Unfortunately, Grann turns this gripping tale into a summer beach read aimed for young students striving to complete their between-semester reading quotas. Despite the hype in the book jacket that The Wager lifts the author to the rank of Patrick O’Brien, late of the Jack Aubrey Napoleonic War naval series, Grann is but an unworthy usurper. Many critics and fans, in fact liken O’Brien as a modern-day Jane Austen. To appreciate the gap in erudition and writing style between Grann and The Wager with O’Brien’s classic works, one need only read the latter’s semi-fictional early novels The Golden Oceans and The Unknown Shore, which first chronicle Commodore Anson’s ill-fated voyage around the globe in 1740, followed by the account of Jack Byron (grandfather of the future poet Lord Byron) aboard the Wager.
While Grann does a passible job of taking the reader through the ordeal of the Wager’s castaways and their return to civilization, he glaringly stumbles on nautical esoterica. He distracts readers early on, seemingly for his own edification, to parenthetically explain nautical terms. As examples, he often incorrectly refers to Marines on board Wager as “soldiers”: any Marine today would bristle at the moniker. On p. 38, Grann describes the so-called “lubber hole” on the ‘fighting top’ (platforms), usually 2 or 3 per the mast strictly for “cowards”: not a fair characterization, they were also employed to allow sailors to walk out on the yardarms to trim or take in sails, and to station armed Marines during ship-to-ship combat. Hardly cowards, they. Then this passage: “Unless Byron wanted to be ridiculed for the rest of the voyage …he had to go around the rim of the platform by holding onto cables [not an appropriate nautical descriptor] known as futtock shrouds. These cables were slanted [downward] on an angle, and as he shinnied along them his body would tilt farther and farther until his back was nearly parallel to the deck. Without panicking, he had to feel with his foot for a ratline [connecting to the bottom of the futtock shrouds] and pull himself onto the platform.” This passage ignores the practiced habit that a sailor climbing the ratlines towards the platform would usually ascend the windward side ratlines, so that with any force of wind, the ship would be heeled over enough to allow the sailor an easier climb up the short futtock shrouds. Then, Grann errs on p. 64 in describing ‘Latitude’ calculating by ascertaining the ship’s position only to the stars, when in fact it is also determined during daylight hours by “shooting” the angle of the sun to earth with an instrument known as a sextant.

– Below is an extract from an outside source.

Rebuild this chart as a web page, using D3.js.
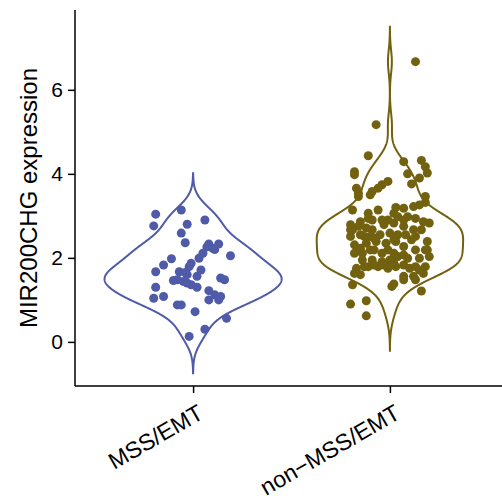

And then of course, few modern historians can resist the temptation of bashing England’s colonial past. Grann certainly cannot -- “London was the pulsing heart of an island empire built on the toll [should be 'toil'] of seaman and slavery and colonialism” (p. 228)-- notwithstanding the fact that imperial Spain was bent on conquering and plundering the Americas rather than building lasting, civilized settlements on the English model. And ignore that England was one of the first European powers to abolish slavery. Also, characterizing Anson's capture of the Spanish galleon as a piratical act of thievery, despite it occurring while England was at war with Spain.

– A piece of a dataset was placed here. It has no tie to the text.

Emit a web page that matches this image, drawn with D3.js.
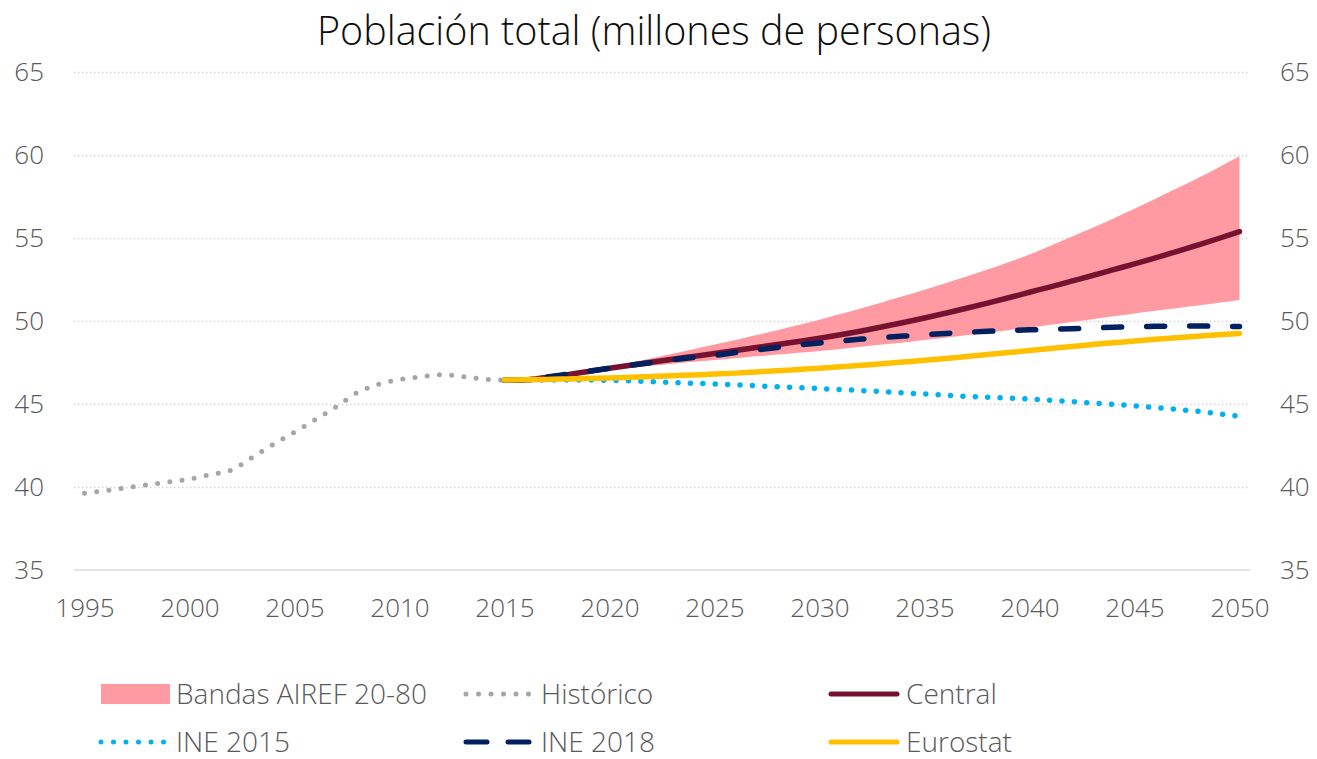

Finally, rather than periodically interrupting his narrative with sidebars explaining naval terminology, the author could have – as so many maritime authors have done - added a glossary of ship terminology. Again, this book appears unintentionally intended for readers with little or no knowledge of ships and the sea. In addition to The Unknown Shore, those seeking a richer tale of mutiny in the age of sail are advised to take in the Bounty Trilogy by Charles Nordhoff and James Norman Hall- an absolute classic! For a shorter and equally absorbing read, pour yourself a glass of Maderia and get lost in the superb Hornblower and the Hotspur by C. S. Forester.